▶ **Problem details**: Output the material beneath this task exactly, images excluded.

▶ **Data block**:
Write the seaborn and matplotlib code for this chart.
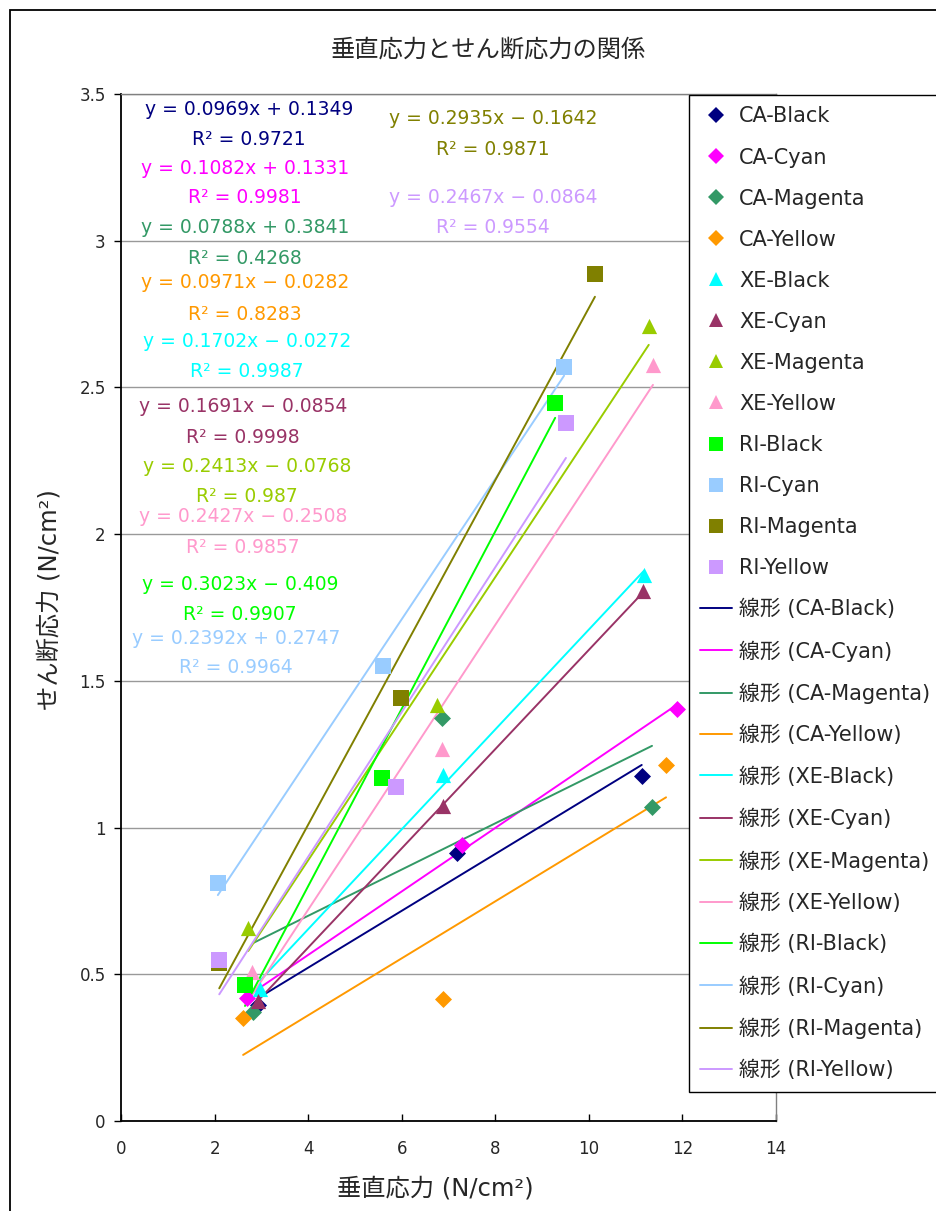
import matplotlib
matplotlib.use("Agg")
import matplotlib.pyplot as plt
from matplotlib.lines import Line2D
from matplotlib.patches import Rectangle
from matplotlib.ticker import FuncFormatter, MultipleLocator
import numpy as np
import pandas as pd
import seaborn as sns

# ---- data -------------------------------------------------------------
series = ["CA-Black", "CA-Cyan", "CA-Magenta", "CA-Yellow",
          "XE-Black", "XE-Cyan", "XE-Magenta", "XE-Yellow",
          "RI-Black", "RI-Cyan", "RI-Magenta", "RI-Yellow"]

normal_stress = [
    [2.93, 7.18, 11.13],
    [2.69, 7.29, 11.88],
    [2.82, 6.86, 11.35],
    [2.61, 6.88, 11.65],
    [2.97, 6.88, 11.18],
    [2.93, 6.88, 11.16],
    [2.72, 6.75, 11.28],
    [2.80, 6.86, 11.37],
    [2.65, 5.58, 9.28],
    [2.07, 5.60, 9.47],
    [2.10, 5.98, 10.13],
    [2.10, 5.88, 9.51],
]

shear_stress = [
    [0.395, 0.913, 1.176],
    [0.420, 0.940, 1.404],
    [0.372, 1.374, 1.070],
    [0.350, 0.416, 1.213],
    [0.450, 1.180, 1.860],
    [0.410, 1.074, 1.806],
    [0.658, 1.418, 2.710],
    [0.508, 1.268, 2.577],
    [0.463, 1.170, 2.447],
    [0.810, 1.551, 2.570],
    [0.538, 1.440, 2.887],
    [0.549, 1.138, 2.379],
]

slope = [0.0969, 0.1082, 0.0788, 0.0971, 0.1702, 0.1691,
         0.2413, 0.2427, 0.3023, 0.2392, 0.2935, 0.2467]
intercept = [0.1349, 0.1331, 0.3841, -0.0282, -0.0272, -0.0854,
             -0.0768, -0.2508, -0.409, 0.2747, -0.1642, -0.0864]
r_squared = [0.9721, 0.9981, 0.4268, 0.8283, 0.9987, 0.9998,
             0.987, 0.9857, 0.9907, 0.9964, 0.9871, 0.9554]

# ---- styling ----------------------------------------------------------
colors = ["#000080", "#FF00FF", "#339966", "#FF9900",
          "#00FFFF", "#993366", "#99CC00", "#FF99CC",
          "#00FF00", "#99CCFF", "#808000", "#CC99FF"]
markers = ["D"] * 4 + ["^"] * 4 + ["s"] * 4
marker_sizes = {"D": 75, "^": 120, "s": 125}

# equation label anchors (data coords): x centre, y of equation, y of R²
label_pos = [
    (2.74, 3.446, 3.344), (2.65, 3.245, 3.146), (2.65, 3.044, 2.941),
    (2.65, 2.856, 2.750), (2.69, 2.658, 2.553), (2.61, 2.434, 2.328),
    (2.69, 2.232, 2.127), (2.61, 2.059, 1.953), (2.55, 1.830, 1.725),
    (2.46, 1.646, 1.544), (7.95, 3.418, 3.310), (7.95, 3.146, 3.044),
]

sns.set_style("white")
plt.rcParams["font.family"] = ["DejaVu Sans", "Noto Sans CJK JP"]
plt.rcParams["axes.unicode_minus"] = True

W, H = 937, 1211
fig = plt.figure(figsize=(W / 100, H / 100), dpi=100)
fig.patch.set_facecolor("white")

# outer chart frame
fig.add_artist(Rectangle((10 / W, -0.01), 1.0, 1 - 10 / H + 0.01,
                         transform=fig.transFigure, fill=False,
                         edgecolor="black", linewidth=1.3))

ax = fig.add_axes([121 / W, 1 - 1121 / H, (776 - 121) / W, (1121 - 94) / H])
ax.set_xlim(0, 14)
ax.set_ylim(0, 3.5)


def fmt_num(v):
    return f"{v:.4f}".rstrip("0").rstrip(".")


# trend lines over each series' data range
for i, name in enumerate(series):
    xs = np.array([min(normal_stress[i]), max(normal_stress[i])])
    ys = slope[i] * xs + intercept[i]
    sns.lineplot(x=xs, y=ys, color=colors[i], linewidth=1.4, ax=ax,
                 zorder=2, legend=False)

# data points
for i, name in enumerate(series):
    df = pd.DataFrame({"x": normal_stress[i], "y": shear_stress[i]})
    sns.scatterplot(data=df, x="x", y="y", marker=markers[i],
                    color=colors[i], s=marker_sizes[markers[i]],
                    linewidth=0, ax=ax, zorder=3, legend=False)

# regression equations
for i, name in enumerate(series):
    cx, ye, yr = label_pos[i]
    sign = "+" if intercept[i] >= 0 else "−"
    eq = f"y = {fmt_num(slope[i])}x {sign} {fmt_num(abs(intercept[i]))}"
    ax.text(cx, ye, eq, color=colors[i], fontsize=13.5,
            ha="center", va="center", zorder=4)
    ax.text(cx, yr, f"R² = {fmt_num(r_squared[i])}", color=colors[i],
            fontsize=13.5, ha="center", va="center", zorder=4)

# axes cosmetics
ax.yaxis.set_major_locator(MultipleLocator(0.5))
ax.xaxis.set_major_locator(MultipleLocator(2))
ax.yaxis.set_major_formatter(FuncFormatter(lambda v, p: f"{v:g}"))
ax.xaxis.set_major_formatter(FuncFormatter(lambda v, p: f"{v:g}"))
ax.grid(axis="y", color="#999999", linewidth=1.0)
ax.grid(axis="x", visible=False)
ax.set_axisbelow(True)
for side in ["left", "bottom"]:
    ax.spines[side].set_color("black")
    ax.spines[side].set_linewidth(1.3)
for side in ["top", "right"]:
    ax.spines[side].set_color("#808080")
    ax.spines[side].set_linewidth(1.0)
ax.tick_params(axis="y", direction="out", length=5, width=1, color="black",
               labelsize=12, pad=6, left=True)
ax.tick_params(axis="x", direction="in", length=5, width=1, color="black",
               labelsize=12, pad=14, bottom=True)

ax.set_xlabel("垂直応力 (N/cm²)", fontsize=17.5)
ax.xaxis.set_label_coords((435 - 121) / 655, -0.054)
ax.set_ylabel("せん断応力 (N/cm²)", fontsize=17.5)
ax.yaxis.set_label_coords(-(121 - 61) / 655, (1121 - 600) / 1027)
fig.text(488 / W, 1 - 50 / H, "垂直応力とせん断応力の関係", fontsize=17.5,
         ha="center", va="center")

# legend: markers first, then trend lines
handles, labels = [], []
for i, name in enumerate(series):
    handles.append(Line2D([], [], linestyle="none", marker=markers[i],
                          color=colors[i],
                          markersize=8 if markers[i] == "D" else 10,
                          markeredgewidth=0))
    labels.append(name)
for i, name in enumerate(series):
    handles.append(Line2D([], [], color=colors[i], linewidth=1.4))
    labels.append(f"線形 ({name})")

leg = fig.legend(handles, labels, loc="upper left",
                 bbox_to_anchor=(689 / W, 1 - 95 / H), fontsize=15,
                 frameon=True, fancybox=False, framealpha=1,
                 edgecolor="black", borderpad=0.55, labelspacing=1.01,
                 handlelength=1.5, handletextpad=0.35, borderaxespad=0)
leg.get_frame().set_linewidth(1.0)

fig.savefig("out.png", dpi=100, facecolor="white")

▶ **Exercise result**:
Write the seaborn and matplotlib code for this chart.
import matplotlib
matplotlib.use("Agg")
import matplotlib.pyplot as plt
from matplotlib.lines import Line2D
from matplotlib.patches import Rectangle
from matplotlib.ticker import FuncFormatter, MultipleLocator
import numpy as np
import pandas as pd
import seaborn as sns

# ---- data -------------------------------------------------------------
series = ["CA-Black", "CA-Cyan", "CA-Magenta", "CA-Yellow",
          "XE-Black", "XE-Cyan", "XE-Magenta", "XE-Yellow",
          "RI-Black", "RI-Cyan", "RI-Magenta", "RI-Yellow"]

normal_stress = [
    [2.93, 7.18, 11.13],
    [2.69, 7.29, 11.88],
    [2.82, 6.86, 11.35],
    [2.61, 6.88, 11.65],
    [2.97, 6.88, 11.18],
    [2.93, 6.88, 11.16],
    [2.72, 6.75, 11.28],
    [2.80, 6.86, 11.37],
    [2.65, 5.58, 9.28],
    [2.07, 5.60, 9.47],
    [2.10, 5.98, 10.13],
    [2.10, 5.88, 9.51],
]

shear_stress = [
    [0.395, 0.913, 1.176],
    [0.420, 0.940, 1.404],
    [0.372, 1.374, 1.070],
    [0.350, 0.416, 1.213],
    [0.450, 1.180, 1.860],
    [0.410, 1.074, 1.806],
    [0.658, 1.418, 2.710],
    [0.508, 1.268, 2.577],
    [0.463, 1.170, 2.447],
    [0.810, 1.551, 2.570],
    [0.538, 1.440, 2.887],
    [0.549, 1.138, 2.379],
]

slope = [0.0969, 0.1082, 0.0788, 0.0971, 0.1702, 0.1691,
         0.2413, 0.2427, 0.3023, 0.2392, 0.2935, 0.2467]
intercept = [0.1349, 0.1331, 0.3841, -0.0282, -0.0272, -0.0854,
             -0.0768, -0.2508, -0.409, 0.2747, -0.1642, -0.0864]
r_squared = [0.9721, 0.9981, 0.4268, 0.8283, 0.9987, 0.9998,
             0.987, 0.9857, 0.9907, 0.9964, 0.9871, 0.9554]

# ---- styling ----------------------------------------------------------
colors = ["#000080", "#FF00FF", "#339966", "#FF9900",
          "#00FFFF", "#993366", "#99CC00", "#FF99CC",
          "#00FF00", "#99CCFF", "#808000", "#CC99FF"]
markers = ["D"] * 4 + ["^"] * 4 + ["s"] * 4
marker_sizes = {"D": 75, "^": 120, "s": 125}

# equation label anchors (data coords): x centre, y of equation, y of R²
label_pos = [
    (2.74, 3.446, 3.344), (2.65, 3.245, 3.146), (2.65, 3.044, 2.941),
    (2.65, 2.856, 2.750), (2.69, 2.658, 2.553), (2.61, 2.434, 2.328),
    (2.69, 2.232, 2.127), (2.61, 2.059, 1.953), (2.55, 1.830, 1.725),
    (2.46, 1.646, 1.544), (7.95, 3.418, 3.310), (7.95, 3.146, 3.044),
]

sns.set_style("white")
plt.rcParams["font.family"] = ["DejaVu Sans", "Noto Sans CJK JP"]
plt.rcParams["axes.unicode_minus"] = True

W, H = 937, 1211
fig = plt.figure(figsize=(W / 100, H / 100), dpi=100)
fig.patch.set_facecolor("white")

# outer chart frame
fig.add_artist(Rectangle((10 / W, -0.01), 1.0, 1 - 10 / H + 0.01,
                         transform=fig.transFigure, fill=False,
                         edgecolor="black", linewidth=1.3))

ax = fig.add_axes([121 / W, 1 - 1121 / H, (776 - 121) / W, (1121 - 94) / H])
ax.set_xlim(0, 14)
ax.set_ylim(0, 3.5)


def fmt_num(v):
    return f"{v:.4f}".rstrip("0").rstrip(".")


# trend lines over each series' data range
for i, name in enumerate(series):
    xs = np.array([min(normal_stress[i]), max(normal_stress[i])])
    ys = slope[i] * xs + intercept[i]
    sns.lineplot(x=xs, y=ys, color=colors[i], linewidth=1.4, ax=ax,
                 zorder=2, legend=False)

# data points
for i, name in enumerate(series):
    df = pd.DataFrame({"x": normal_stress[i], "y": shear_stress[i]})
    sns.scatterplot(data=df, x="x", y="y", marker=markers[i],
                    color=colors[i], s=marker_sizes[markers[i]],
                    linewidth=0, ax=ax, zorder=3, legend=False)

# regression equations
for i, name in enumerate(series):
    cx, ye, yr = label_pos[i]
    sign = "+" if intercept[i] >= 0 else "−"
    eq = f"y = {fmt_num(slope[i])}x {sign} {fmt_num(abs(intercept[i]))}"
    ax.text(cx, ye, eq, color=colors[i], fontsize=13.5,
            ha="center", va="center", zorder=4)
    ax.text(cx, yr, f"R² = {fmt_num(r_squared[i])}", color=colors[i],
            fontsize=13.5, ha="center", va="center", zorder=4)

# axes cosmetics
ax.yaxis.set_major_locator(MultipleLocator(0.5))
ax.xaxis.set_major_locator(MultipleLocator(2))
ax.yaxis.set_major_formatter(FuncFormatter(lambda v, p: f"{v:g}"))
ax.xaxis.set_major_formatter(FuncFormatter(lambda v, p: f"{v:g}"))
ax.grid(axis="y", color="#999999", linewidth=1.0)
ax.grid(axis="x", visible=False)
ax.set_axisbelow(True)
for side in ["left", "bottom"]:
    ax.spines[side].set_color("black")
    ax.spines[side].set_linewidth(1.3)
for side in ["top", "right"]:
    ax.spines[side].set_color("#808080")
    ax.spines[side].set_linewidth(1.0)
ax.tick_params(axis="y", direction="out", length=5, width=1, color="black",
               labelsize=12, pad=6, left=True)
ax.tick_params(axis="x", direction="in", length=5, width=1, color="black",
               labelsize=12, pad=14, bottom=True)

ax.set_xlabel("垂直応力 (N/cm²)", fontsize=17.5)
ax.xaxis.set_label_coords((435 - 121) / 655, -0.054)
ax.set_ylabel("せん断応力 (N/cm²)", fontsize=17.5)
ax.yaxis.set_label_coords(-(121 - 61) / 655, (1121 - 600) / 1027)
fig.text(488 / W, 1 - 50 / H, "垂直応力とせん断応力の関係", fontsize=17.5,
         ha="center", va="center")

# legend: markers first, then trend lines
handles, labels = [], []
for i, name in enumerate(series):
    handles.append(Line2D([], [], linestyle="none", marker=markers[i],
                          color=colors[i],
                          markersize=8 if markers[i] == "D" else 10,
                          markeredgewidth=0))
    labels.append(name)
for i, name in enumerate(series):
    handles.append(Line2D([], [], color=colors[i], linewidth=1.4))
    labels.append(f"線形 ({name})")

leg = fig.legend(handles, labels, loc="upper left",
                 bbox_to_anchor=(689 / W, 1 - 95 / H), fontsize=15,
                 frameon=True, fancybox=False, framealpha=1,
                 edgecolor="black", borderpad=0.55, labelspacing=1.01,
                 handlelength=1.5, handletextpad=0.35, borderaxespad=0)
leg.get_frame().set_linewidth(1.0)

fig.savefig("out.png", dpi=100, facecolor="white")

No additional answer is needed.